Monday, September 29, 2014

Sourdough

Since my former college RA is sharing her recipe for homemade yogurt which I've been thinking about trying ... here's how I do sourdough bread.  I'm not going to post the recipe from King Arthur flour, but here's the starter I use, and the pretty pot I keep it in (recipes included when you order from them).


When you get the starter, you feed it with a batch of 2:1 flour:water a few times to wake it up.  After that, it's important to either stick it in the fridge or take out a cup every 3-4 days and feed with flour/water. 


Heres some not-entirely-unhealthy starter.  Bubbles are good.  Orange and stinky are not.

There are two options for making bread, the OK way and the damn good sourdough way.  The OK way involves mixing starter with flour, water, salt, and bread yeast, kneading, letting rise for a while, turning into 2 loaves, letting rise for a while, then baking.  The damn good sourdough way only uses yeast from the starter.  Mix with flour and water, let sit for a few hours, then overnight in the fridge.  The next morning, mix in a bit more flour and salt, knead, rise, form loaves, rise, bake.  It's not always pretty, but it's damn good sourdough.

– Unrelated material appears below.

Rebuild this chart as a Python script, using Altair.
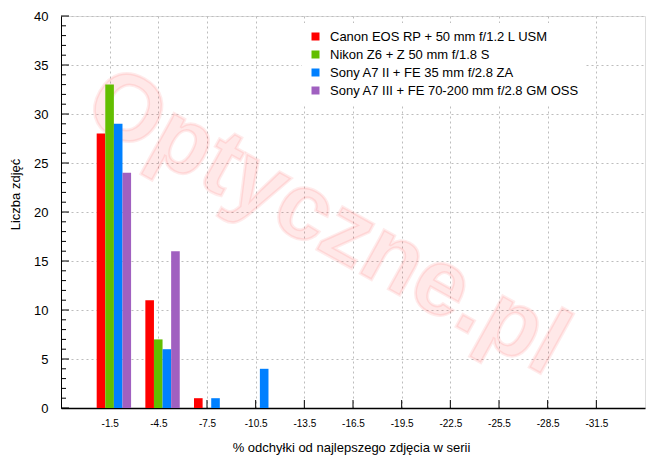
import altair as alt
import pandas as pd

# ---- data ----
bins = [-1.5, -4.5, -7.5, -10.5, -13.5, -16.5, -19.5, -22.5, -25.5, -28.5, -31.5]
series_names = [
    "Canon EOS RP + 50 mm f/1.2 L USM",
    "Nikon Z6 + Z 50 mm f/1.8 S",
    "Sony A7 II + FE 35 mm f/2.8 ZA",
    "Sony A7 III + FE 70-200 mm f/2.8 GM OSS",
]
canon = [28, 11, 1, 0, 0, 0, 0, 0, 0, 0, 0]
nikon = [33, 7, 0, 0, 0, 0, 0, 0, 0, 0, 0]
sony_a7ii = [29, 6, 1, 4, 0, 0, 0, 0, 0, 0, 0]
sony_a7iii = [24, 16, 0, 0, 0, 0, 0, 0, 0, 0, 0]
colors = ["#ff0000", "#63be00", "#0080ff", "#a060c0"]
y_major = [0, 5, 10, 15, 20, 25, 30, 35, 40]
y_minor = [v for v in range(0, 41) if v % 5 != 0]

rows = []
for k, (name, vals) in enumerate(zip(series_names, [canon, nikon, sony_a7ii, sony_a7iii])):
    for b, v in zip(bins, vals):
        rows.append({"bin": b, "count": v, "series": name, "k": k})
df = pd.DataFrame(rows)

FONT = "Liberation Sans"
GRID = "#bdbdbd"

xscale = alt.Scale(domain=[1.5, -34.5], nice=False, zero=False)
yscale = alt.Scale(domain=[0, 40], nice=False)

xaxis = alt.Axis(
    values=bins, labelExpr="'' + datum.value",
    title="% odchyłki od najlepszego zdjęcia w serii",
    grid=True, gridDash=[2, 3], gridColor=GRID, gridWidth=1,
    ticks=False, labelPadding=10, labelFontSize=10, labelBaseline="top",
    labelFont=FONT, labelColor="black",
    titleFont=FONT, titleFontSize=13, titleFontWeight="normal", titleColor="black",
    titleX=290, titleY=43, titleBaseline="alphabetic", titleAlign="center",
    domainColor="black", domainWidth=1.5,
)
yaxis = alt.Axis(
    values=y_major, format="d", title="Liczba zdjęć",
    grid=True, gridDash=[2, 3], gridColor=GRID, gridWidth=1,
    ticks=False, labelPadding=13, labelFontSize=13, labelFont=FONT, labelColor="black",
    titleFont=FONT, titleFontSize=13, titleFontWeight="normal", titleColor="black",
    titleAngle=-90, titleX=-42, titleY=178, titleBaseline="alphabetic", titleAlign="center",
    domainColor="black", domainWidth=1,
)

watermark = alt.Chart(alt.Data(values=[{"t": "Optyczne.pl"}])).mark_text(
    font=FONT, fontSize=94, fontWeight="bold", angle=29,
    fill="#ff0000", fillOpacity=0.09, stroke="#ff0000", strokeOpacity=0.08, strokeWidth=3,
    align="center", baseline="middle",
).encode(text="t:N", x=alt.value(266), y=alt.value(207))

xticks = alt.Chart(pd.DataFrame({"bin": bins})).mark_rule(color="black", strokeWidth=1).encode(
    x=alt.X("bin:Q", scale=xscale, axis=xaxis),
    y=alt.value(392), y2=alt.value(384),
)

bars = alt.Chart(df).transform_filter("datum.count > 0").transform_calculate(
    x0="datum.bin + 0.80 - 0.53 * datum.k",
    x1="datum.bin + 0.80 - 0.53 * (datum.k + 1)",
).mark_bar(stroke=None).encode(
    x=alt.X("x0:Q", scale=xscale, axis=xaxis),
    x2="x1:Q",
    y=alt.Y("count:Q", scale=yscale, axis=yaxis),
    y2=alt.datum(0),
    color=alt.Color(
        "series:N",
        scale=alt.Scale(domain=series_names, range=colors),
        legend=alt.Legend(
            title=None, orient="none", legendX=241, legendY=7,
            symbolType="square", symbolSize=64, symbolStrokeWidth=0,
            labelFont=FONT, labelFontSize=13, labelColor="black",
            labelOffset=8, rowPadding=4, padding=7, fillColor="white",
            labelLimit=400,
        ),
    ),
)

yminor = alt.Chart(pd.DataFrame({"tick": y_minor})).mark_rule(color="black", strokeWidth=1).encode(
    y=alt.Y("tick:Q", scale=yscale, axis=yaxis),
    x=alt.value(0), x2=alt.value(5),
)
ymajor = alt.Chart(pd.DataFrame({"tick": y_major})).mark_rule(color="black", strokeWidth=1).encode(
    y=alt.Y("tick:Q", scale=yscale, axis=yaxis),
    x=alt.value(0), x2=alt.value(8),
)

chart = alt.layer(watermark, xticks, bars, yminor, ymajor).properties(
    width=584, height=392,
    autosize=alt.AutoSizeParams(type="none"),
    padding={"left": 53, "top": 8, "right": 10, "bottom": 52},
).configure_view(stroke="black", strokeWidth=1).configure(background="white")

chart.save("out.html", embed_options={"renderer": "svg", "actions": False})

After you have a healthy colony established, you can give some to friends (so they can return the favor if yours ever goes bad), or stick some in the freezer to revive if yours goes bad (I haven't tried reviving, but the internet informs me it works).

Kneading can probably be done in a stand mixer, but it's 10 minutes of work, so I'm happy doing it by hand.

You can make sourdough biscuits.  I use this recipe.

This does throw off 2-3 recipes / week to keep your starter healthy out of the fridge, so I always have bread to give people, but I think it'll keep for a week or two in the fridge before you need to feed it.

I basically don't buy bread anymore because OMG Sourdough so good! But I have to imagine that the flour needed to keep starter & bread going (we use King Arthur all-purpose flour) isn't price competitive with basic bread.  It's a good way to work on measuring with a 3 year old, though.